E se richiude gli occhi, sente il boato dello stadio?

«Sì, è una cosa bellissima. Anche perché il campo Morosini era stra pieno di persone, anche se era solo una gara femminile. Fu importante, per quegli anni. Ebbe un valore simbolico alto. All’epoca contavano solo i maschi, ma dimostrammo che con i nostri risultati portavamo comunque tanti appassionati».

Riavvolgiamo il nastro dei ricordi. Cosa prova, un’atleta, quando entra in uno stadio pieno e vede i cinque cerchi olimpici?

«L’impatto è forte, ma ci si abitua. Gare come gli Europei, adesso, magari hanno meno importanza perché ci sono altre competizioni di livello come la Diamond League. Noi avevamo quelli, i Mondiali, le Olimpiadi e le Universiadi. Erano poche le occasioni per incontrare i rivali più forti».

E come ci si preparava?

«Oggi gli atleti hanno tutto uno staff che li prepara. Noi eravamo più ruspanti, ci facevamo le ossa da soli. Ma non ci si inventa da soli a livello internazionale, bisogna essere capaci di gestire emozioni e pressioni. Bisogna isolarsi».

Dopodomani si parte, l’atletica sarà però più avanti: che aspettarsi dall’Italia?

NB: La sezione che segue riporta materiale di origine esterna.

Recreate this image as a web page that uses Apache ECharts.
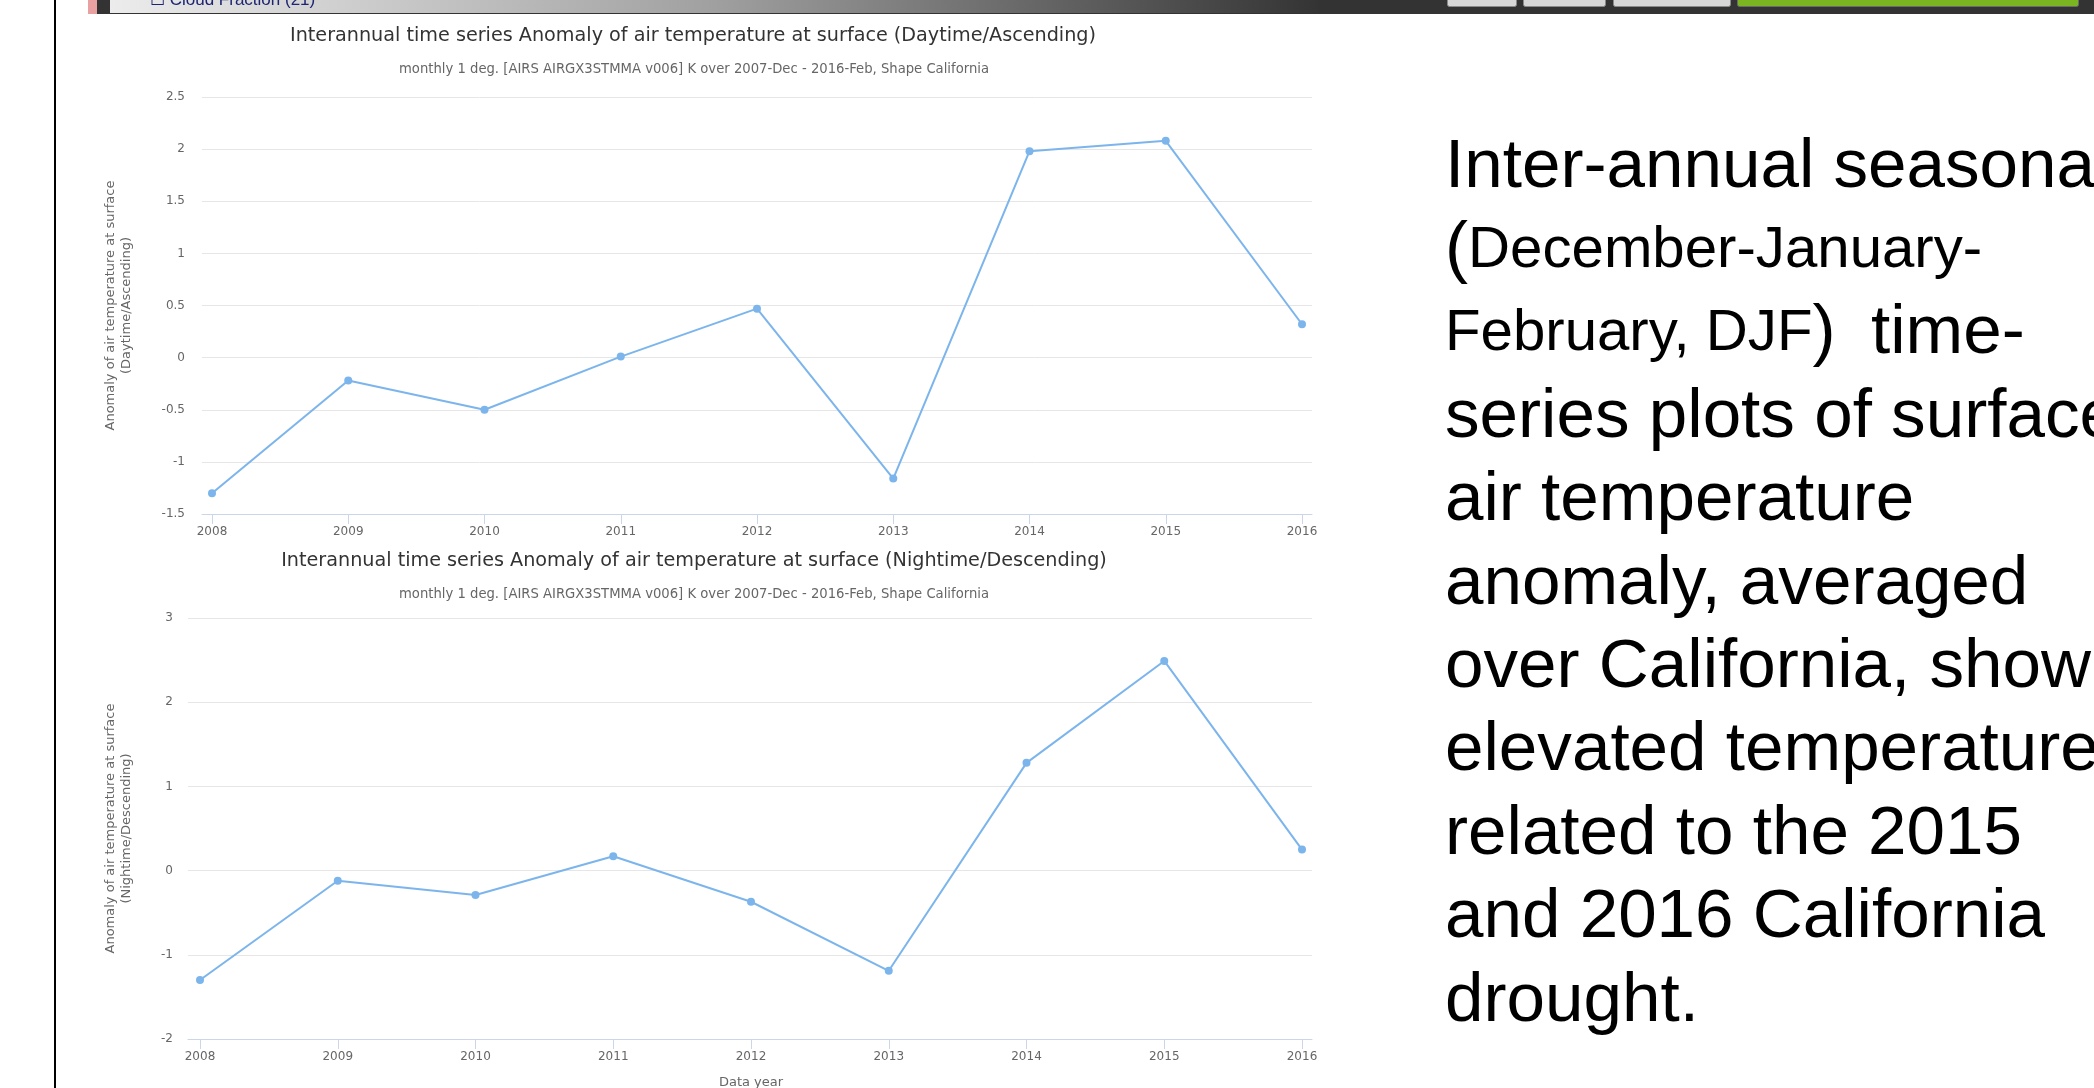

«Non ho il polso, ma sono tutti fiduciosi. Di sicuro avremo delle conferme. Tamberi ad ora non sembra aver nessuno in grado di impensierirlo, Fabbri nel peso mi auguro arrivi al top come già fatto a Londra nell’ultima uscita di Diamond League. Tra le donne la certezza è la Palmisano e la marcia ci ha sempre abituato bene».

E Jacobs?

«Ha dimostrato di essersi ripreso. Sarà più difficile che a Tokyo, ci sono tanti atleti bravi. Ma mi auguro che riesca a riconfermarsi. E poi vediamo se qualche giovane si esalta: da Simonelli a Furlani e Iapichino, ce ne sono tanti in grado di fare buone cose».